What the task asks: Give every line again exactly as it appears, please, but not the pictures.
┄┄┄┄┄┄
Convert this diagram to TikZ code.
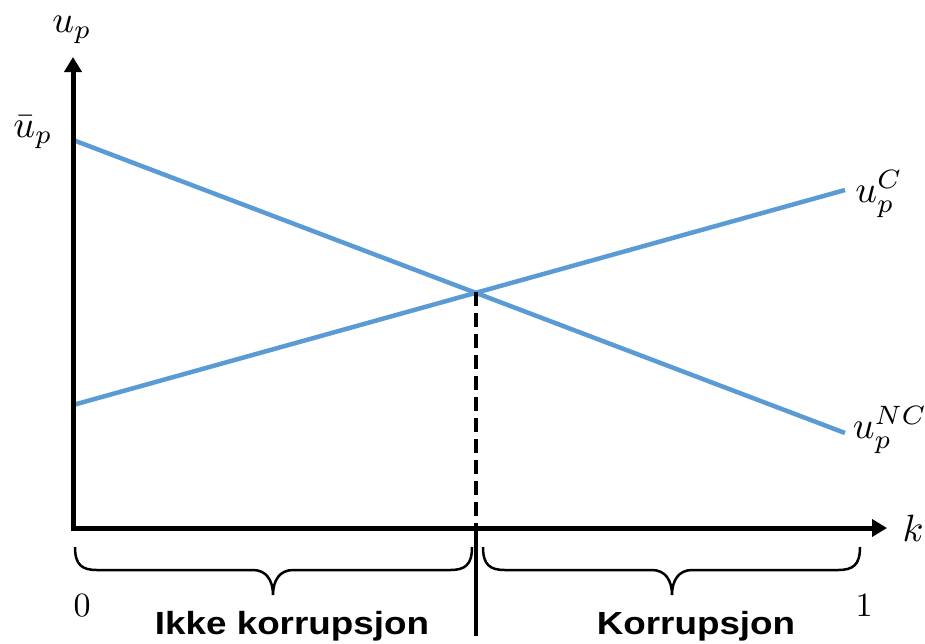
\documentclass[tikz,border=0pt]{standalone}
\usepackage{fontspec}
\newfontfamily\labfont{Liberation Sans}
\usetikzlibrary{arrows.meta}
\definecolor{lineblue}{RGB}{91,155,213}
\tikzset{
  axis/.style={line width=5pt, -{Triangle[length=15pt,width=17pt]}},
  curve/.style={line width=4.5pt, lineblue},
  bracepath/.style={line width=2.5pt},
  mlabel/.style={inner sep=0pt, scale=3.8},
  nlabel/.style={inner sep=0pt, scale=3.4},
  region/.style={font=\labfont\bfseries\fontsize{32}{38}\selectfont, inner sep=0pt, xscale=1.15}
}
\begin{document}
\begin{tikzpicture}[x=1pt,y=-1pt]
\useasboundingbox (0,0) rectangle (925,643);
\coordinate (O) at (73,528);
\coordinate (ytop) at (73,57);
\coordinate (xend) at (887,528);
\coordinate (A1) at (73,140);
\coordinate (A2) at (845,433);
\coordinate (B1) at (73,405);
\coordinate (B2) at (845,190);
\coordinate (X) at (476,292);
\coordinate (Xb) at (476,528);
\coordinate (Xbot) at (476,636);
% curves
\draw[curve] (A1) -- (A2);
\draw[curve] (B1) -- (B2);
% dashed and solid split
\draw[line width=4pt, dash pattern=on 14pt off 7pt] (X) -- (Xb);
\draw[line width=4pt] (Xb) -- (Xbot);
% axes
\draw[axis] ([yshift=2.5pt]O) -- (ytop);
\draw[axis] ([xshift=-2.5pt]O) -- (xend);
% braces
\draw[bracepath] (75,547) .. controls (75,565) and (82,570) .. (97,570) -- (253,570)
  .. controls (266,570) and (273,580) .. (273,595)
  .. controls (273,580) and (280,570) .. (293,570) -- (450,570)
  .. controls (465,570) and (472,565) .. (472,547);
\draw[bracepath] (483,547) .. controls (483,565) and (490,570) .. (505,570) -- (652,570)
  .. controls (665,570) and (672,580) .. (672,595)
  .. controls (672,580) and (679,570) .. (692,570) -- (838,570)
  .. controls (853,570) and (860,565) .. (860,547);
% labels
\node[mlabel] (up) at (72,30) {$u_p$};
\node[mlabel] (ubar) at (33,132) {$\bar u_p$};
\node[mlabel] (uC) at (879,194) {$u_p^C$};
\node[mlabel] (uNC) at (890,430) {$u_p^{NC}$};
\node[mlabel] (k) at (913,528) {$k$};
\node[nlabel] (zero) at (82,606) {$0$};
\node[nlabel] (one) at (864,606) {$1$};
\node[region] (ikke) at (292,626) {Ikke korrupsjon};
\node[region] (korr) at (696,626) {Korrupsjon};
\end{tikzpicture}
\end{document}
┄┄┄┄┄┄
Answer to the problem:
Convert this diagram to TikZ code.
\documentclass[tikz,border=0pt]{standalone}
\usepackage{fontspec}
\newfontfamily\labfont{Liberation Sans}
\usetikzlibrary{arrows.meta}
\definecolor{lineblue}{RGB}{91,155,213}
\tikzset{
  axis/.style={line width=5pt, -{Triangle[length=15pt,width=17pt]}},
  curve/.style={line width=4.5pt, lineblue},
  bracepath/.style={line width=2.5pt},
  mlabel/.style={inner sep=0pt, scale=3.8},
  nlabel/.style={inner sep=0pt, scale=3.4},
  region/.style={font=\labfont\bfseries\fontsize{32}{38}\selectfont, inner sep=0pt, xscale=1.15}
}
\begin{document}
\begin{tikzpicture}[x=1pt,y=-1pt]
\useasboundingbox (0,0) rectangle (925,643);
\coordinate (O) at (73,528);
\coordinate (ytop) at (73,57);
\coordinate (xend) at (887,528);
\coordinate (A1) at (73,140);
\coordinate (A2) at (845,433);
\coordinate (B1) at (73,405);
\coordinate (B2) at (845,190);
\coordinate (X) at (476,292);
\coordinate (Xb) at (476,528);
\coordinate (Xbot) at (476,636);
% curves
\draw[curve] (A1) -- (A2);
\draw[curve] (B1) -- (B2);
% dashed and solid split
\draw[line width=4pt, dash pattern=on 14pt off 7pt] (X) -- (Xb);
\draw[line width=4pt] (Xb) -- (Xbot);
% axes
\draw[axis] ([yshift=2.5pt]O) -- (ytop);
\draw[axis] ([xshift=-2.5pt]O) -- (xend);
% braces
\draw[bracepath] (75,547) .. controls (75,565) and (82,570) .. (97,570) -- (253,570)
  .. controls (266,570) and (273,580) .. (273,595)
  .. controls (273,580) and (280,570) .. (293,570) -- (450,570)
  .. controls (465,570) and (472,565) .. (472,547);
\draw[bracepath] (483,547) .. controls (483,565) and (490,570) .. (505,570) -- (652,570)
  .. controls (665,570) and (672,580) .. (672,595)
  .. controls (672,580) and (679,570) .. (692,570) -- (838,570)
  .. controls (853,570) and (860,565) .. (860,547);
% labels
\node[mlabel] (up) at (72,30) {$u_p$};
\node[mlabel] (ubar) at (33,132) {$\bar u_p$};
\node[mlabel] (uC) at (879,194) {$u_p^C$};
\node[mlabel] (uNC) at (890,430) {$u_p^{NC}$};
\node[mlabel] (k) at (913,528) {$k$};
\node[nlabel] (zero) at (82,606) {$0$};
\node[nlabel] (one) at (864,606) {$1$};
\node[region] (ikke) at (292,626) {Ikke korrupsjon};
\node[region] (korr) at (696,626) {Korrupsjon};
\end{tikzpicture}
\end{document}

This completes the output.